Espinosa shared that each ASSU branch receives a budget every year, which they then allocate to stipends and discretionary spending. The branches calculate stipends based on the number of hours spent per role per week, Espinosa said.
26th UGS co-chair Gordon Allen ’26 told The Daily that he, alongside his former UGS co-chair Ivy Chen ’26 M.A. ’27, implemented an accountability point system at the beginning of the 26th UGS term.
“We have a workstream tracker and everything a senator does is documented. They get certain points allocated at the end of each quarter, and then it determines how the stipend is calculated,” Allen said. “It’s not arbitrary, and we completely restructured the stipend.”

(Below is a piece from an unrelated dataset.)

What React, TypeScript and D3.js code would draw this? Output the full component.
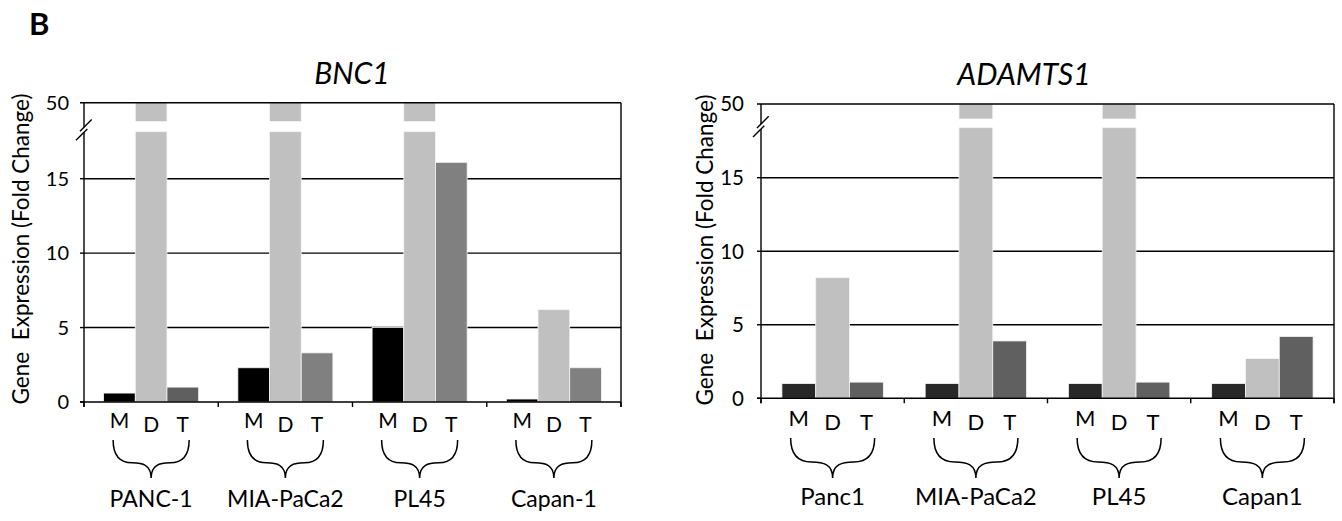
import React from "react";
import * as d3 from "d3";

// cell lines and conditions
const conditions = ["M", "D", "T"];
const bncGroups = ["PANC-1", "MIA-PaCa2", "PL45", "Capan-1"];
const adamGroups = ["Panc1", "MIA-PaCa2", "PL45", "Capan1"];

// fold change values (50 = bar runs past the break to the top)
const bncM = [0.6, 2.3, 5.0, 0.2];
const bncD = [50, 50, 50, 6.2];
const bncT = [1.0, 3.3, 16.1, 2.3];
const adamM = [1.0, 1.0, 1.0, 1.0];
const adamD = [8.2, 50, 50, 2.7];
const adamT = [1.1, 3.9, 1.1, 4.2];

const yTicks = [0, 5, 10, 15];
const topTick = 50;

const FONT = "Lato, 'Open Sans', sans-serif";

const bncColors = { M: "#000000", D: "#c0c0c0", T: "#808080" };
const bncOverride = { "PANC-1|T": "#5f5f5f" };
const adamColors = { M: "#282828", D: "#c0c0c0", T: "#606060" };

const leftLayout = {
  left: 84, right: 621, top: 102.7, zero: 402, y15: 178.7,
  lowTop: 131.7, upBottom: 121.5, pad: 0.146,
  titleX: 352, titleY: 84, labelX: 29, labelY: 249,
  tickGap: 15, mY: 26, dY: 30, braceTop: 440, braceBot: 478, braceHalf: 38,
  nameY: 507, fs: 20, letterFs: 21, nameFs: 23, titleFs: 30, labelFs: 22.5,
};
const rightLayout = {
  left: 761, right: 1334, top: 104, zero: 398.3, y15: 177.7,
  lowTop: 127.7, upBottom: 119, pad: 0.146,
  titleX: 1024, titleY: 85, labelX: 713, labelY: 250,
  tickGap: 17, mY: 28, dY: 32, braceTop: 438, braceBot: 478, braceHalf: 42,
  nameY: 505, fs: 20.5, letterFs: 22, nameFs: 24, titleFs: 30, labelFs: 22.5,
};

// curly brace opening upwards, tip pointing down at cx
function bracePath(cx, half, y0, y1) {
  const h = y1 - y0;
  const ym = y0 + h * 0.6;
  const x0 = cx - half;
  const x1 = cx + half;
  const xl = x0 + half * 0.5;
  const xr = x1 - half * 0.5;
  return (
    `M${x0},${y0} C${x0},${y0 + h * 0.45} ${x0 + half * 0.2},${ym} ${xl},${ym} ` +
    `C${cx - half * 0.22},${ym} ${cx},${ym + h * 0.06} ${cx},${y1} ` +
    `C${cx},${ym + h * 0.06} ${cx + half * 0.22},${ym} ${xr},${ym} ` +
    `C${x1 - half * 0.2},${ym} ${x1},${y0 + h * 0.45} ${x1},${y0}`
  );
}

function BrokenBars({ title, groups, values, colors, override, L }) {
  const x0 = d3.scaleBand().domain(groups).range([L.left, L.right]);
  const bw = x0.bandwidth();
  const x1 = d3.scaleBand().domain(conditions).range([bw * L.pad, bw * (1 - L.pad)]);
  const yLow = d3.scaleLinear().domain([0, 15]).range([L.zero, L.y15]);
  const clip = yLow.invert(L.lowTop);
  const yHigh = d3.scaleLinear().domain([clip, topTick]).range([L.upBottom, L.top]);

  const bars = [];
  groups.forEach((g, gi) => {
    conditions.forEach((c, ci) => {
      const v = values[ci][gi];
      const x = x0(g) + x1(c);
      const fill = override[g + "|" + c] || colors[c];
      if (v <= clip) {
        bars.push({ key: g + c, x, y: yLow(v), h: L.zero - yLow(v), fill });
      } else {
        bars.push({ key: g + c + "lo", x, y: L.lowTop, h: L.zero - L.lowTop, fill });
        const yt = yHigh(Math.min(v, topTick));
        bars.push({ key: g + c + "hi", x, y: yt, h: L.upBottom - yt, fill });
      }
    });
  });

  const bounds = groups.map((g) => x0(g)).concat([L.right]);
  const yb = (L.lowTop + L.upBottom) / 2 + 3;
  const ax = L.left;

  return (
    <g fontFamily={FONT}>
      <text x={L.titleX} y={L.titleY} textAnchor="middle" fontStyle="italic" fontSize={L.titleFs}>
        {title}
      </text>
      <text
        transform={`translate(${L.labelX},${L.labelY}) rotate(-90)`}
        textAnchor="middle"
        fontSize={L.labelFs}
        style={{ whiteSpace: "pre" }}
      >
        {"Gene  Expression (Fold Change)"}
      </text>

      {yTicks.filter((t) => t > 0).map((t) => (
        <line key={"g" + t} x1={L.left} x2={L.right} y1={yLow(t)} y2={yLow(t)} stroke="#000" strokeWidth={1.4} />
      ))}

      {bars.map((b) => (
        <rect key={b.key} x={b.x} y={b.y} width={x1.bandwidth()} height={b.h} fill={b.fill} stroke="#f4f4f4" strokeWidth={0.8} />
      ))}

      {/* frame */}
      <line x1={L.left - 4} x2={L.right} y1={L.top} y2={L.top} stroke="#000" strokeWidth={1.4} />
      <line x1={L.right} x2={L.right} y1={L.top} y2={L.zero + 5} stroke="#000" strokeWidth={1.4} />
      <line x1={ax} x2={ax} y1={L.top} y2={L.zero + 5} stroke="#000" strokeWidth={1.4} />
      <line x1={L.left - 4} x2={L.right} y1={L.zero} y2={L.zero} stroke="#000" strokeWidth={1.4} />
      {yTicks.map((t) => (
        <line key={"t" + t} x1={L.left - 4} x2={L.left} y1={yLow(t)} y2={yLow(t)} stroke="#000" strokeWidth={1.4} />
      ))}
      {bounds.map((bx, i) => (
        <line key={"b" + i} x1={bx} x2={bx} y1={L.zero} y2={L.zero + 5} stroke="#000" strokeWidth={1.4} />
      ))}

      {/* axis break */}
      <polygon
        points={`${ax - 3},${yb + 1} ${ax + 3},${yb - 5} ${ax + 3},${yb} ${ax - 3},${yb + 6}`}
        fill="#fff"
      />
      <line x1={ax - 4} y1={yb + 1.7} x2={ax + 7.7} y2={yb - 10} stroke="#000" strokeWidth={1.4} />
      <line x1={ax - 8} y1={yb + 10.7} x2={ax + 3.3} y2={yb - 0.6} stroke="#000" strokeWidth={1.4} />

      {/* tick labels */}
      {yTicks.map((t) => (
        <text key={"l" + t} x={L.left - L.tickGap} y={yLow(t)} dy="0.36em" textAnchor="end" fontSize={L.fs}>
          {t}
        </text>
      ))}
      <text x={L.left - L.tickGap} y={L.top} dy="0.36em" textAnchor="end" fontSize={L.fs}>
        {topTick}
      </text>

      {/* condition letters, braces, cell line names */}
      {groups.map((g) => (
        <g key={"n" + g}>
          {conditions.map((c) => (
            <text
              key={c}
              x={x0(g) + x1(c) + x1.bandwidth() / 2}
              y={L.zero + (c === "M" ? L.mY : L.dY)}
              textAnchor="middle"
              fontSize={L.letterFs}
            >
              {c}
            </text>
          ))}
          <path
            d={bracePath(x0(g) + bw / 2, L.braceHalf, L.braceTop, L.braceBot)}
            fill="none"
            stroke="#000"
            strokeWidth={1.5}
          />
          <text x={x0(g) + bw / 2} y={L.nameY} textAnchor="middle" fontSize={L.nameFs}>
            {g}
          </text>
        </g>
      ))}
    </g>
  );
}

export default function App() {
  return (
    <svg
      width={1342}
      height={521}
      style={{ position: "absolute", left: 0, top: 0, background: "#fff" }}
    >
      <text x={29} y={35} fontFamily={FONT} fontWeight="bold" fontSize={31}>
        B
      </text>
      <BrokenBars
        title="BNC1"
        groups={bncGroups}
        values={[bncM, bncD, bncT]}
        colors={bncColors}
        override={bncOverride}
        L={leftLayout}
      />
      <BrokenBars
        title="ADAMTS1"
        groups={adamGroups}
        values={[adamM, adamD, adamT]}
        colors={adamColors}
        override={{}}
        L={rightLayout}
      />
    </svg>
  );
}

Allen urged students to consider the “behind-the-scenes work” of the UGS. “I can understand why people want transparency, but also I just hope people recognize that the work that’s done behind the scenes justifies [stipends],” he said.
“Your average senator will put in at least eight hours of work [a week], and that’s just meetings and official business,” Allen said. “That does not include the work that is done to create the initiatives.”
Last year’s GSC co-chair Emmit Pert, a fourth-year chemistry Ph.D. student, echoed that ASSU work is “underpaid” and “stressful.”
“They’re rewarding jobs, but they’re not fun day to day. There are many times when I’m like, ‘I don’t want to deal with this angry email from a constituent,’ or ‘I don’t really want to go to this meeting, but it’s the right thing to do,’” Pert said. “There are many ways all of us could be making more money in less time.”
Espinosa explained that, because senators work disproportionately more hours than they are compensated for, the pay serves as a stipend not a salary.
“It really is meant to be a stipend and a form of gratitude compensation because they’re not getting paid what would be considered an actual wage, meaning it has to meet minimum wage standards,” Espinosa said.
Espinosa, who served as an ASSU senator as a student at Stanford, underscored the importance of compensation for senators in allowing a diverse set of students to serve on the ASSU.
“When I was a student, I was first-generation, low-income, and time on the senate was time that I couldn’t [spend] on a job where I could actually earn income,” Espinosa said. “So, it’s meant to be just an accessibility factor so more diverse students can be represented.”
Pert highlighted the low per-student costs of stipends for senators. “The total cost for an average student, for all of our budgets combined, is $3 to $5. And yes, it’s true that our impacts are also very diffused, but I think if you were like, ‘hey, everybody chip in three dollars — less than a coffee — so that there can be somebody to contact if your housing is really going wrong’… it’s clearly worthwhile,” he said.